Source code of charts:
○ ○ ○ ○

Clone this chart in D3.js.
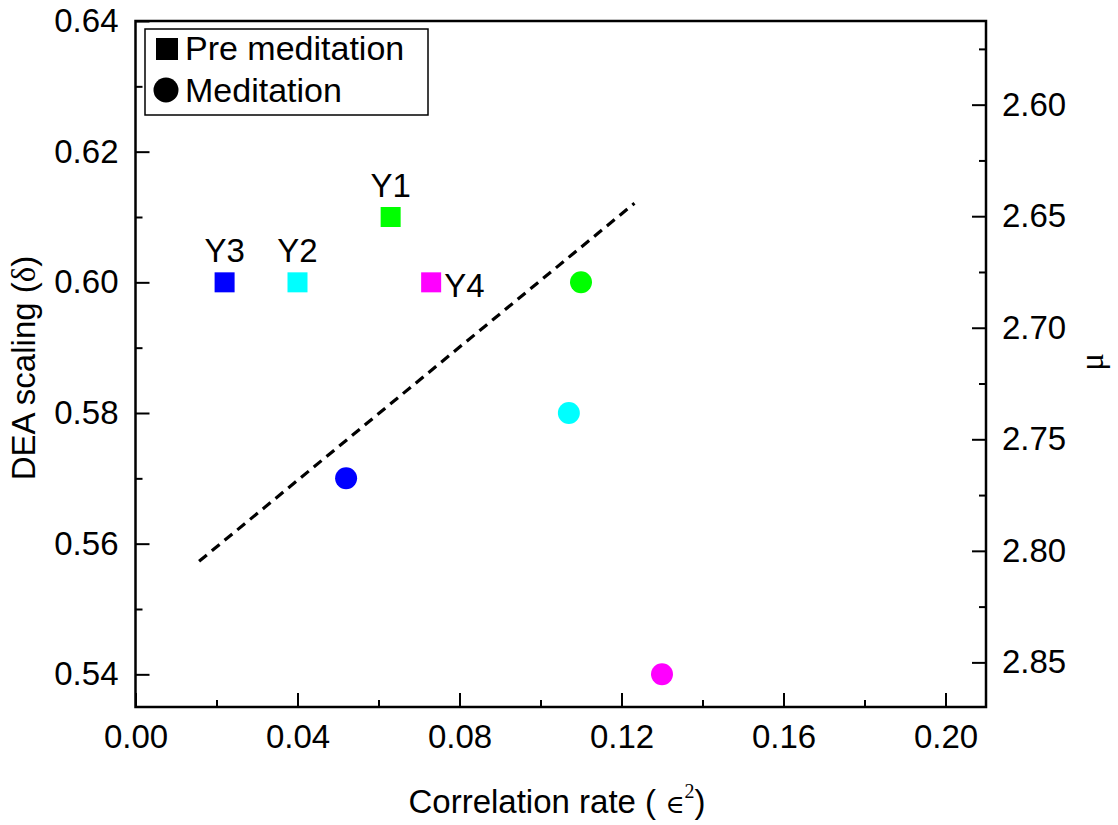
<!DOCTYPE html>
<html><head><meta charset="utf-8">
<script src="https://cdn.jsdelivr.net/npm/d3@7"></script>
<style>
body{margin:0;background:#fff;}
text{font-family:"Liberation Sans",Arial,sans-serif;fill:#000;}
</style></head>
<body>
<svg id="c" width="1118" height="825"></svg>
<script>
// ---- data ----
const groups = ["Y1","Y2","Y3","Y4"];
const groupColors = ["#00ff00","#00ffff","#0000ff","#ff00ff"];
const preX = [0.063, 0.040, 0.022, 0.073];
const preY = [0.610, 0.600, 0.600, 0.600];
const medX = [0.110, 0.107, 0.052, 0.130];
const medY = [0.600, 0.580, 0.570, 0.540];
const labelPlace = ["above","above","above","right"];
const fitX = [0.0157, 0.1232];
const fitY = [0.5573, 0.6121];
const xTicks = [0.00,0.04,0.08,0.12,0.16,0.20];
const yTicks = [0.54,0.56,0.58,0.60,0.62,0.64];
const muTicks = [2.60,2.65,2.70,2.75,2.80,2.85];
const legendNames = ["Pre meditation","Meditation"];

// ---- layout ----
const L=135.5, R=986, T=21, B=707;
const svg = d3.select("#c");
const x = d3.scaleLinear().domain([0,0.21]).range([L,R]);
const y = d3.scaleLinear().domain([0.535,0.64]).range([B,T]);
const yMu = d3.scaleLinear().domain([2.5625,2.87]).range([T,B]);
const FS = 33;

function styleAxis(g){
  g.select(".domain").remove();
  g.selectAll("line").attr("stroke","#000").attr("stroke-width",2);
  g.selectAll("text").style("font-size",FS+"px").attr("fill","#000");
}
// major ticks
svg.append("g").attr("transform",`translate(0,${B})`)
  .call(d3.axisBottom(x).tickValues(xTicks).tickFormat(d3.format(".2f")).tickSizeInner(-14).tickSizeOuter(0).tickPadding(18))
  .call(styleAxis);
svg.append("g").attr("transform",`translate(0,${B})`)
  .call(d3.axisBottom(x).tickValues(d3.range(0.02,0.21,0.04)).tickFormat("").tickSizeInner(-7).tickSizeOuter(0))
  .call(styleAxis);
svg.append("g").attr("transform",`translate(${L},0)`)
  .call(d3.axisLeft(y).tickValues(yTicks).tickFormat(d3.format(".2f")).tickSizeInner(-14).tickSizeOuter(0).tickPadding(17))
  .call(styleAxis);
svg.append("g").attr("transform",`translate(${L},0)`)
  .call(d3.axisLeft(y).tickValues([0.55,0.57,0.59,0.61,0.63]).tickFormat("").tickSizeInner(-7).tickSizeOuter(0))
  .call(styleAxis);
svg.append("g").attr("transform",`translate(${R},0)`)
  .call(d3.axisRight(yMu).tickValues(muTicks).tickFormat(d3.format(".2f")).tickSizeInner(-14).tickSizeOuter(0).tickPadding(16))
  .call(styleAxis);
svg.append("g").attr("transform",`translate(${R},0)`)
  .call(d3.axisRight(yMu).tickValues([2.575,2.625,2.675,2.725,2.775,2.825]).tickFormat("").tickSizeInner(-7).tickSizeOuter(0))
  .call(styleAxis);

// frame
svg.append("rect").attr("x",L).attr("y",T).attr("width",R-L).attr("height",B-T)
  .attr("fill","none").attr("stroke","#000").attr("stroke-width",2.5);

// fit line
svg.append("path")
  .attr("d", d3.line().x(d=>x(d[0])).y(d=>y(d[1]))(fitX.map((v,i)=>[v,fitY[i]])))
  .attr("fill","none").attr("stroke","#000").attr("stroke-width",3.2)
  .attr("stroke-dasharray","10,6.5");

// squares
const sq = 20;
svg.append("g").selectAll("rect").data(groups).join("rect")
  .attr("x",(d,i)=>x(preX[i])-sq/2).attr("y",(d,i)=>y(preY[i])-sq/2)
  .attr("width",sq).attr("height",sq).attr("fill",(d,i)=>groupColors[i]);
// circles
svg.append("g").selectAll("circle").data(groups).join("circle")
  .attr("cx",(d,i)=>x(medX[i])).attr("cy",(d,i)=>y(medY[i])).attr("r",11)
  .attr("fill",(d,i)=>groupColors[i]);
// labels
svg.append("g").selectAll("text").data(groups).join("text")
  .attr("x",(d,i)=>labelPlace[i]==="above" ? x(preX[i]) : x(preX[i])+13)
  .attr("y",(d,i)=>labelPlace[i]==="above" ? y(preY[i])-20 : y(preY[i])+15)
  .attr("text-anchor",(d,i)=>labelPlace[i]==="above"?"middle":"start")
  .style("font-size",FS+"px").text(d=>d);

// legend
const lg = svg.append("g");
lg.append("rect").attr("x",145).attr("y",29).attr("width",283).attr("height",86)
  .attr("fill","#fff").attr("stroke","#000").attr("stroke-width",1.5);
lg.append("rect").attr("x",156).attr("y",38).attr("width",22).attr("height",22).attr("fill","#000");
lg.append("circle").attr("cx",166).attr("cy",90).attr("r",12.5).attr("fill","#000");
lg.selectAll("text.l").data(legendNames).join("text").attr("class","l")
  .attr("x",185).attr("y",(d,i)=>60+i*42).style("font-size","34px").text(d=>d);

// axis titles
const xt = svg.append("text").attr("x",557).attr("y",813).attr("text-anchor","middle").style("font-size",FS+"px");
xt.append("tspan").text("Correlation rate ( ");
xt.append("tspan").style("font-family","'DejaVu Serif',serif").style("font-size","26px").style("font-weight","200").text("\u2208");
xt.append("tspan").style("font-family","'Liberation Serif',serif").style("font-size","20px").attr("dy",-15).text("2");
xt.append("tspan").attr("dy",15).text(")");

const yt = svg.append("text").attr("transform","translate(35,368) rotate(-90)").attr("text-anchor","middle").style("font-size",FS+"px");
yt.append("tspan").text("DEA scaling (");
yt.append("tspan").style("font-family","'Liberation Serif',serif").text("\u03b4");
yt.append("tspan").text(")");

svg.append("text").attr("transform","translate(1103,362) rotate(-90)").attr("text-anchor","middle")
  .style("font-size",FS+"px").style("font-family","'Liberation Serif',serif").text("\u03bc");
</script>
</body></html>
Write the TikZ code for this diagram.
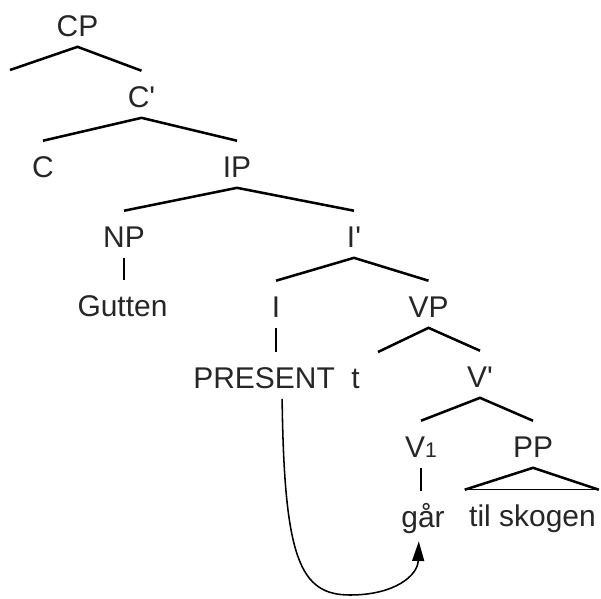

○ ○ ○ ○

> **Direction**:
An exact transcription of all the entries is required, without the pictures.

> **Exercise response**:
Clone this chart in D3.js.
<!DOCTYPE html>
<html><head><meta charset="utf-8">
<script src="https://cdn.jsdelivr.net/npm/d3@7"></script>
<style>
body{margin:0;background:#fff;}
text{font-family:"Liberation Sans",Arial,sans-serif;fill:#000;}
</style></head>
<body>
<svg id="c" width="1118" height="825"></svg>
<script>
// ---- data ----
const groups = ["Y1","Y2","Y3","Y4"];
const groupColors = ["#00ff00","#00ffff","#0000ff","#ff00ff"];
const preX = [0.063, 0.040, 0.022, 0.073];
const preY = [0.610, 0.600, 0.600, 0.600];
const medX = [0.110, 0.107, 0.052, 0.130];
const medY = [0.600, 0.580, 0.570, 0.540];
const labelPlace = ["above","above","above","right"];
const fitX = [0.0157, 0.1232];
const fitY = [0.5573, 0.6121];
const xTicks = [0.00,0.04,0.08,0.12,0.16,0.20];
const yTicks = [0.54,0.56,0.58,0.60,0.62,0.64];
const muTicks = [2.60,2.65,2.70,2.75,2.80,2.85];
const legendNames = ["Pre meditation","Meditation"];

// ---- layout ----
const L=135.5, R=986, T=21, B=707;
const svg = d3.select("#c");
const x = d3.scaleLinear().domain([0,0.21]).range([L,R]);
const y = d3.scaleLinear().domain([0.535,0.64]).range([B,T]);
const yMu = d3.scaleLinear().domain([2.5625,2.87]).range([T,B]);
const FS = 33;

function styleAxis(g){
  g.select(".domain").remove();
  g.selectAll("line").attr("stroke","#000").attr("stroke-width",2);
  g.selectAll("text").style("font-size",FS+"px").attr("fill","#000");
}
// major ticks
svg.append("g").attr("transform",`translate(0,${B})`)
  .call(d3.axisBottom(x).tickValues(xTicks).tickFormat(d3.format(".2f")).tickSizeInner(-14).tickSizeOuter(0).tickPadding(18))
  .call(styleAxis);
svg.append("g").attr("transform",`translate(0,${B})`)
  .call(d3.axisBottom(x).tickValues(d3.range(0.02,0.21,0.04)).tickFormat("").tickSizeInner(-7).tickSizeOuter(0))
  .call(styleAxis);
svg.append("g").attr("transform",`translate(${L},0)`)
  .call(d3.axisLeft(y).tickValues(yTicks).tickFormat(d3.format(".2f")).tickSizeInner(-14).tickSizeOuter(0).tickPadding(17))
  .call(styleAxis);
svg.append("g").attr("transform",`translate(${L},0)`)
  .call(d3.axisLeft(y).tickValues([0.55,0.57,0.59,0.61,0.63]).tickFormat("").tickSizeInner(-7).tickSizeOuter(0))
  .call(styleAxis);
svg.append("g").attr("transform",`translate(${R},0)`)
  .call(d3.axisRight(yMu).tickValues(muTicks).tickFormat(d3.format(".2f")).tickSizeInner(-14).tickSizeOuter(0).tickPadding(16))
  .call(styleAxis);
svg.append("g").attr("transform",`translate(${R},0)`)
  .call(d3.axisRight(yMu).tickValues([2.575,2.625,2.675,2.725,2.775,2.825]).tickFormat("").tickSizeInner(-7).tickSizeOuter(0))
  .call(styleAxis);

// frame
svg.append("rect").attr("x",L).attr("y",T).attr("width",R-L).attr("height",B-T)
  .attr("fill","none").attr("stroke","#000").attr("stroke-width",2.5);

// fit line
svg.append("path")
  .attr("d", d3.line().x(d=>x(d[0])).y(d=>y(d[1]))(fitX.map((v,i)=>[v,fitY[i]])))
  .attr("fill","none").attr("stroke","#000").attr("stroke-width",3.2)
  .attr("stroke-dasharray","10,6.5");

// squares
const sq = 20;
svg.append("g").selectAll("rect").data(groups).join("rect")
  .attr("x",(d,i)=>x(preX[i])-sq/2).attr("y",(d,i)=>y(preY[i])-sq/2)
  .attr("width",sq).attr("height",sq).attr("fill",(d,i)=>groupColors[i]);
// circles
svg.append("g").selectAll("circle").data(groups).join("circle")
  .attr("cx",(d,i)=>x(medX[i])).attr("cy",(d,i)=>y(medY[i])).attr("r",11)
  .attr("fill",(d,i)=>groupColors[i]);
// labels
svg.append("g").selectAll("text").data(groups).join("text")
  .attr("x",(d,i)=>labelPlace[i]==="above" ? x(preX[i]) : x(preX[i])+13)
  .attr("y",(d,i)=>labelPlace[i]==="above" ? y(preY[i])-20 : y(preY[i])+15)
  .attr("text-anchor",(d,i)=>labelPlace[i]==="above"?"middle":"start")
  .style("font-size",FS+"px").text(d=>d);

// legend
const lg = svg.append("g");
lg.append("rect").attr("x",145).attr("y",29).attr("width",283).attr("height",86)
  .attr("fill","#fff").attr("stroke","#000").attr("stroke-width",1.5);
lg.append("rect").attr("x",156).attr("y",38).attr("width",22).attr("height",22).attr("fill","#000");
lg.append("circle").attr("cx",166).attr("cy",90).attr("r",12.5).attr("fill","#000");
lg.selectAll("text.l").data(legendNames).join("text").attr("class","l")
  .attr("x",185).attr("y",(d,i)=>60+i*42).style("font-size","34px").text(d=>d);

// axis titles
const xt = svg.append("text").attr("x",557).attr("y",813).attr("text-anchor","middle").style("font-size",FS+"px");
xt.append("tspan").text("Correlation rate ( ");
xt.append("tspan").style("font-family","'DejaVu Serif',serif").style("font-size","26px").style("font-weight","200").text("\u2208");
xt.append("tspan").style("font-family","'Liberation Serif',serif").style("font-size","20px").attr("dy",-15).text("2");
xt.append("tspan").attr("dy",15).text(")");

const yt = svg.append("text").attr("transform","translate(35,368) rotate(-90)").attr("text-anchor","middle").style("font-size",FS+"px");
yt.append("tspan").text("DEA scaling (");
yt.append("tspan").style("font-family","'Liberation Serif',serif").text("\u03b4");
yt.append("tspan").text(")");

svg.append("text").attr("transform","translate(1103,362) rotate(-90)").attr("text-anchor","middle")
  .style("font-size",FS+"px").style("font-family","'Liberation Serif',serif").text("\u03bc");
</script>
</body></html>
Write the TikZ code for this diagram.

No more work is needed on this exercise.